Lynwood Winslow, a member of the board of trustees of the Northern Maine Fair Association, said this week that he did not wish to comment on the Houlton incident or on Lauritsen’s attempts to end pig scrambles or sheep riding at the fair. He said that the fair abides by all the rules for such contests mandated by the state Department of Agriculture, Conservation and Forestry and said such competitions would continue at this year’s fair, scheduled for July 29-Aug. 6.
“We actually stopped giving out pigs to the winners of the scrambles about six or seven years ago,” said Winslow. “We give the kids trophies instead. It was just a sign of the times. We have fewer kids in the 4H Club now, so there are fewer kids who want to raise pigs.”
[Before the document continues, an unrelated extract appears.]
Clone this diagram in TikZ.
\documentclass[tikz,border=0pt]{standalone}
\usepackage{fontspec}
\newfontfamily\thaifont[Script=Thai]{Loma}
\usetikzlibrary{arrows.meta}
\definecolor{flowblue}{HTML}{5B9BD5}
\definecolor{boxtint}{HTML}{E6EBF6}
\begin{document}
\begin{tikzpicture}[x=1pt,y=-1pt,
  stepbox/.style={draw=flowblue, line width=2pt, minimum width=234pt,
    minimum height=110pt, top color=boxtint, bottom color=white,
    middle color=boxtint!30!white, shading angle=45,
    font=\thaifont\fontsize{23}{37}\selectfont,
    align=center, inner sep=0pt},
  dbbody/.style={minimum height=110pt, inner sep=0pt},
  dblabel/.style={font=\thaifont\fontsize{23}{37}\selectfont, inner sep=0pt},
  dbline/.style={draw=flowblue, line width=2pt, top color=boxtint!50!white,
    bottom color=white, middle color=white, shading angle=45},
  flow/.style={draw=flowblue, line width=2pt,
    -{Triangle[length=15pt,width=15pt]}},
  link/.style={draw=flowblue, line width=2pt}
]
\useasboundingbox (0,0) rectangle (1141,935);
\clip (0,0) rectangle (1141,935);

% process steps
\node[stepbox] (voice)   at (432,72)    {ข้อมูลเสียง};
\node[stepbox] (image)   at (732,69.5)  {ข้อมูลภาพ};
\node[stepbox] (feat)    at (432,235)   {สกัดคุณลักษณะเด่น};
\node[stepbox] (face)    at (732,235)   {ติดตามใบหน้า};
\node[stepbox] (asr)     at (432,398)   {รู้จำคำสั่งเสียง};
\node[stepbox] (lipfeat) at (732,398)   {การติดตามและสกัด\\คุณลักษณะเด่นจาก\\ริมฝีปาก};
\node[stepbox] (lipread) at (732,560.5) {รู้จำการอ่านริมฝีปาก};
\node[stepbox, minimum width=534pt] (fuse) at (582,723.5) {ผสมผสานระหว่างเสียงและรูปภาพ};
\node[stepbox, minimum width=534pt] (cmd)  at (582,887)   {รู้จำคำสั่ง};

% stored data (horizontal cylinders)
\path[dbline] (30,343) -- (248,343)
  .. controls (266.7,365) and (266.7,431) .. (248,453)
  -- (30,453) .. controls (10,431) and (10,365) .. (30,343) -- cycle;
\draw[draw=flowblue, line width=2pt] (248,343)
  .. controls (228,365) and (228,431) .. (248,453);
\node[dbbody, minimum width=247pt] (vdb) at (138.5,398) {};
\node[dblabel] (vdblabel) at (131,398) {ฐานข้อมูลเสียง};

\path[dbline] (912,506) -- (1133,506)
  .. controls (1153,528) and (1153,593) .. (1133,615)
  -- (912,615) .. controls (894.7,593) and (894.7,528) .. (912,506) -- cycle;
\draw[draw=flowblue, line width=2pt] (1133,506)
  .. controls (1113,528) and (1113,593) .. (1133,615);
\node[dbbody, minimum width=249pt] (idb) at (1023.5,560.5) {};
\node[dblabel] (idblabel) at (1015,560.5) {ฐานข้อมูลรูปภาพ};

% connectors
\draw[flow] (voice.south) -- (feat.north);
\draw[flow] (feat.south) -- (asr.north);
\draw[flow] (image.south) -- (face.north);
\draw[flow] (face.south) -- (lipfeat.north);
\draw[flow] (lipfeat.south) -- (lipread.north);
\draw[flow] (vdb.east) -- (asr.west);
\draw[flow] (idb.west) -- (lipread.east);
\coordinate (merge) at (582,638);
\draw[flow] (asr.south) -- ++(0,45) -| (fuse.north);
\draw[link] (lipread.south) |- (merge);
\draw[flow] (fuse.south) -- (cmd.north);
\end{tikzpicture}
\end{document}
The Department of Agriculture lists a variety of regulations governing pig scrambles on its website. They include that the pigs must not weigh less than 16 pounds for the 8- to 10-year-old children competing, and not less than 22 pounds for the 10-12 age group. Contestants cannot be over 12 years of age and the event cannot last more than 10 minutes. Also, the bags used to catch the pigs must be made of burlap in order to allow the animals enough air.
Officials from the Houlton Agricultural Fair declined requests to comment for this article.
An estimated 75 percent of the 26 agricultural fairs around the state still hold pig scrambles, according to Frederick Lunt, executive director of the Maine Association of Agricultural Fairs. He said fewer fairs had sheep riding competitions.
“The rules for the pig scrambles are set up by the Maine Department of Agriculture, Conservation and Forestry, as far as the age of the child versus the weight of the pig and the size of the ring,” Lunt said on Monday. “They are then given to every fair in the state that applies for a permit to have a pig scramble.”
He said he has not heard any complaints thus far this year about the events, but there were scattered complaints “last year or the year before” from an Animal Welfare League.
Lunt said he had heard about the July 1 incident at the fair in Houlton.
“As far as that goes, you can’t legislate stupidity,” he said. “I can’t think of another way to say it. You can’t leave an animal in a hot car. If you’d have left a dog or a baby in a hot car on an 80 degree day like that it would have died.”